Corresponding to books published in 2015, this year’s honorees include novels, poem collections, and monographs on little-known aspects of Puerto Rican history. Interestingly, this year’s selection committee opted not to award a top prize in the category of “creation”, perhaps intended as a nudge to Boricua authors to step up their game. In addition to book prizes, the committee recognized the work of journalists Julio Rivera Saniel and Pedro Reyna with the “Bolivar Pagán” journalism awards.

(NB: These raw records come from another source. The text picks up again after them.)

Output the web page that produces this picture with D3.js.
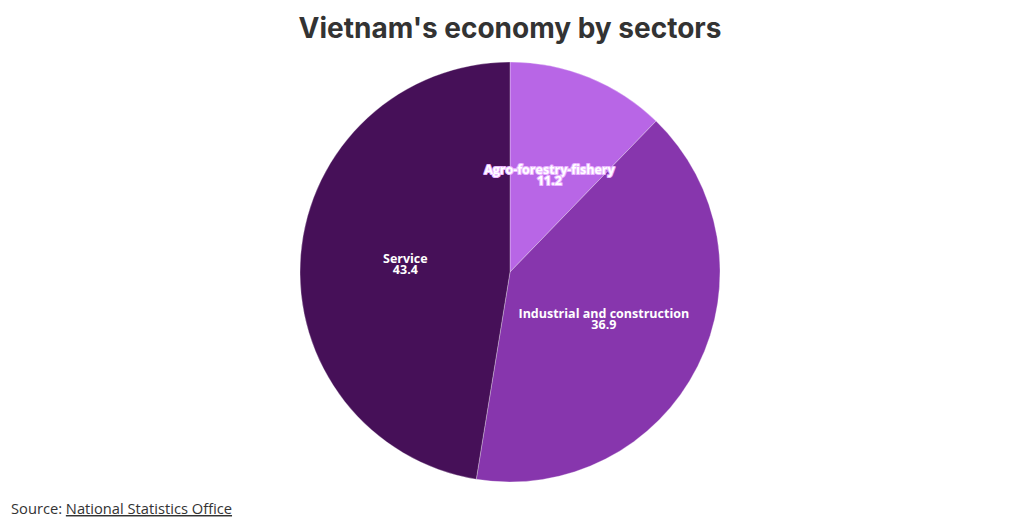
<!DOCTYPE html>
<html>
<head>
<meta charset="utf-8">
<script src="https://cdn.jsdelivr.net/npm/d3@7"></script>
<style>
  body { margin: 0; background: #fff; font-family: "Open Sans", "Noto Sans", sans-serif; }
  #chart { width: 1020px; height: 529px; }
</style>
</head>
<body>
<div id="chart"></div>
<script>
// Data
const sectors = ["Agro-forestry-fishery", "Industrial and construction", "Service"];
const shares = [11.2, 36.9, 43.4];
const colors = ["#b866e6", "#8736ad", "#461058"];

const width = 1020;
const height = 529;
const cx = 510;
const cy = 272;
const radius = 210;

const svg = d3.select("#chart")
  .append("svg")
  .attr("width", width)
  .attr("height", height);

// Title
svg.append("text")
  .attr("x", width / 2)
  .attr("y", 38)
  .attr("text-anchor", "middle")
  .style("font-family", "Inter, 'Open Sans', sans-serif")
  .style("font-weight", 700)
  .style("font-size", "28px")
  .style("fill", "#333")
  .text("Vietnam's economy by sectors");

const data = sectors.map((s, i) => ({ name: s, value: shares[i], color: colors[i] }));

const pie = d3.pie().sort(null).value((d) => d.value);
const arc = d3.arc().innerRadius(0).outerRadius(radius);

const g = svg.append("g").attr("transform", "translate(" + cx + "," + cy + ")");

const arcs = pie(data);

g.selectAll("path")
  .data(arcs)
  .enter()
  .append("path")
  .attr("d", arc)
  .attr("fill", (d) => d.data.color)
  .attr("stroke", "#ffffff")
  .attr("stroke-opacity", 0.5)
  .attr("stroke-width", 0.6);

// Labels at centroid, two lines in one text
const labels = g.selectAll("text.label")
  .data(arcs)
  .enter()
  .append("text")
  .attr("class", "label")
  .attr("transform", (d) => "translate(" + arc.centroid(d) + ")")
  .attr("text-anchor", "middle")
  .style("font-family", "'Open Sans', sans-serif")
  .style("font-weight", 700)
  .style("font-size", "12.5px")
  .style("fill", "#ffffff")
  .style("stroke", (d) => (d.index === 0 ? "#e9b6ff" : "none"))
  .style("stroke-width", 2.2)
  .style("stroke-linejoin", "round")
  .style("paint-order", "stroke");

labels.append("tspan").attr("x", 0).attr("y", -1).text((d) => d.data.name);
labels.append("tspan").attr("x", 0).attr("y", 10).text((d) => d.data.value);

// Source
const src = svg.append("text")
  .attr("x", 11)
  .attr("y", 514)
  .style("font-family", "'Open Sans', sans-serif")
  .style("font-size", "14.7px")
  .style("fill", "#333");
src.append("tspan").text("Source: ");
src.append("tspan")
  .style("text-decoration", "underline")
  .text("National Statistics Office");
</script>
</body>
</html>
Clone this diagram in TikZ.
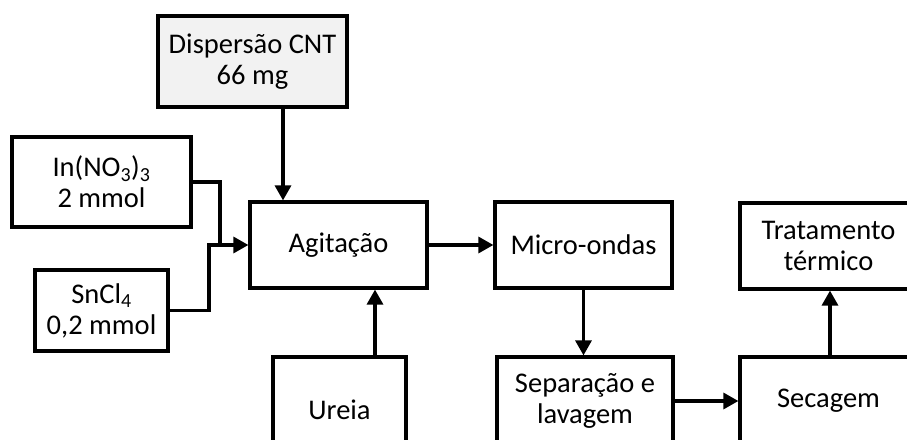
\documentclass[tikz,border=0pt]{standalone}
\usepackage{fontspec}
\setmainfont{Carlito}
\usetikzlibrary{arrows.meta}
\definecolor{boxgray}{RGB}{242,242,242}
\tikzset{
  blk/.style={draw=black, line width=3.2pt, fill=white, align=center, inner sep=0pt,
    font=\fontsize{28.5}{31}\selectfont},
  conn/.style={line width=3.2pt, draw=black},
  arr/.style={conn, -{Triangle[length=15pt,width=16pt]}},
}
\begin{document}
\begin{tikzpicture}[x=1pt,y=-1pt]
\useasboundingbox (0,0) rectangle (907,439);
\clip (0,0) rectangle (907,439);
\node[blk, fill=boxgray, minimum width=189pt, minimum height=91pt] (disp) at (252.5,61.5) {Dispersão CNT\\66 mg};
\node[blk, minimum width=179pt, minimum height=90pt] (in) at (101.5,182) {In(NO\textsubscript{3})\textsubscript{3}\\2 mmol};
\node[blk, minimum width=133pt, minimum height=81pt] (sn) at (101.5,310.5) {SnCl\textsubscript{4}\\0,2 mmol};
\node[blk, minimum width=177pt, minimum height=86pt] (agit) at (338.5,245) {Agitação};
\node[blk, minimum width=177pt, minimum height=86pt] (micro) at (583.5,245) {Micro-ondas};
\node[blk, minimum width=177pt, minimum height=86pt] (trat) at (828.5,246) {Tratamento\\térmico};
\node[blk, minimum width=133pt, minimum height=106pt] (ureia) at (339.5,410) {Ureia};
\node[blk, minimum width=176pt, minimum height=88pt] (sep) at (585,401) {Separação e\\lavagem};
\node[blk, minimum width=177pt, minimum height=88pt] (sec) at (828.5,401) {Secagem};
\coordinate (j1) at (220,245);
\coordinate (j2) at (209,245);
\draw[arr] ([xshift=30.5pt]disp.south) -- ([xshift=30.5pt]disp.south |- agit.north);
\draw[conn] (in.east) -| (j1);
\draw[arr] (sn.east) -| (j2) -- (agit.west);
\draw[arr] ([xshift=35.5pt]ureia.north) -- ([xshift=35.5pt]ureia.north |- agit.south);
\draw[arr] (agit.east) -- (agit.east -| micro.west);
\draw[arr] (micro.south) -- (micro.south |- sep.north);
\draw[arr] (sep.east) -- (sep.east -| sec.west);
\draw[arr] ([xshift=1.5pt]sec.north) -- ([xshift=1.5pt]sec.north |- trat.south);
\end{tikzpicture}
\end{document}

Here’s a rundown of this year’s big winners:

'Los muertos se visten de blanco' by Hiram Lozada Pérez

Second Place, “Creation” category

With his fifth novel, Hiram Lozada Pérez brings a uniquely Puerto Rican flavor to the classic detective novel. Set in one of the islands notorious housing projects, or caseríos, Los muertos se visten de blanco is structured around a police investigation into the mysterious murder of five young men, and explores themes of police corruption, extrajudicial killing, and the vicious cycle of street life that plagues Puerto Rico’s caseríos along the way.

Available for purchase on Amazon.

'Errata de Fe' by Carlos Roberto Gómez Beras

Third Place, “Creation” category

One of Puerto Rico’s greatest living poets – and a sort of “cultural ambassador” between the Dominican Republic (where he was born,) and Puerto Rico (where he was “reborn” at the age of six) – Gómez Berras brings an autobiographical touch to his latest book of poems. Errata de Fe is divided into four sections that explore themes like love, solitude, and language with an masterful lyrical touch.

Available for purchase from Librería Isla.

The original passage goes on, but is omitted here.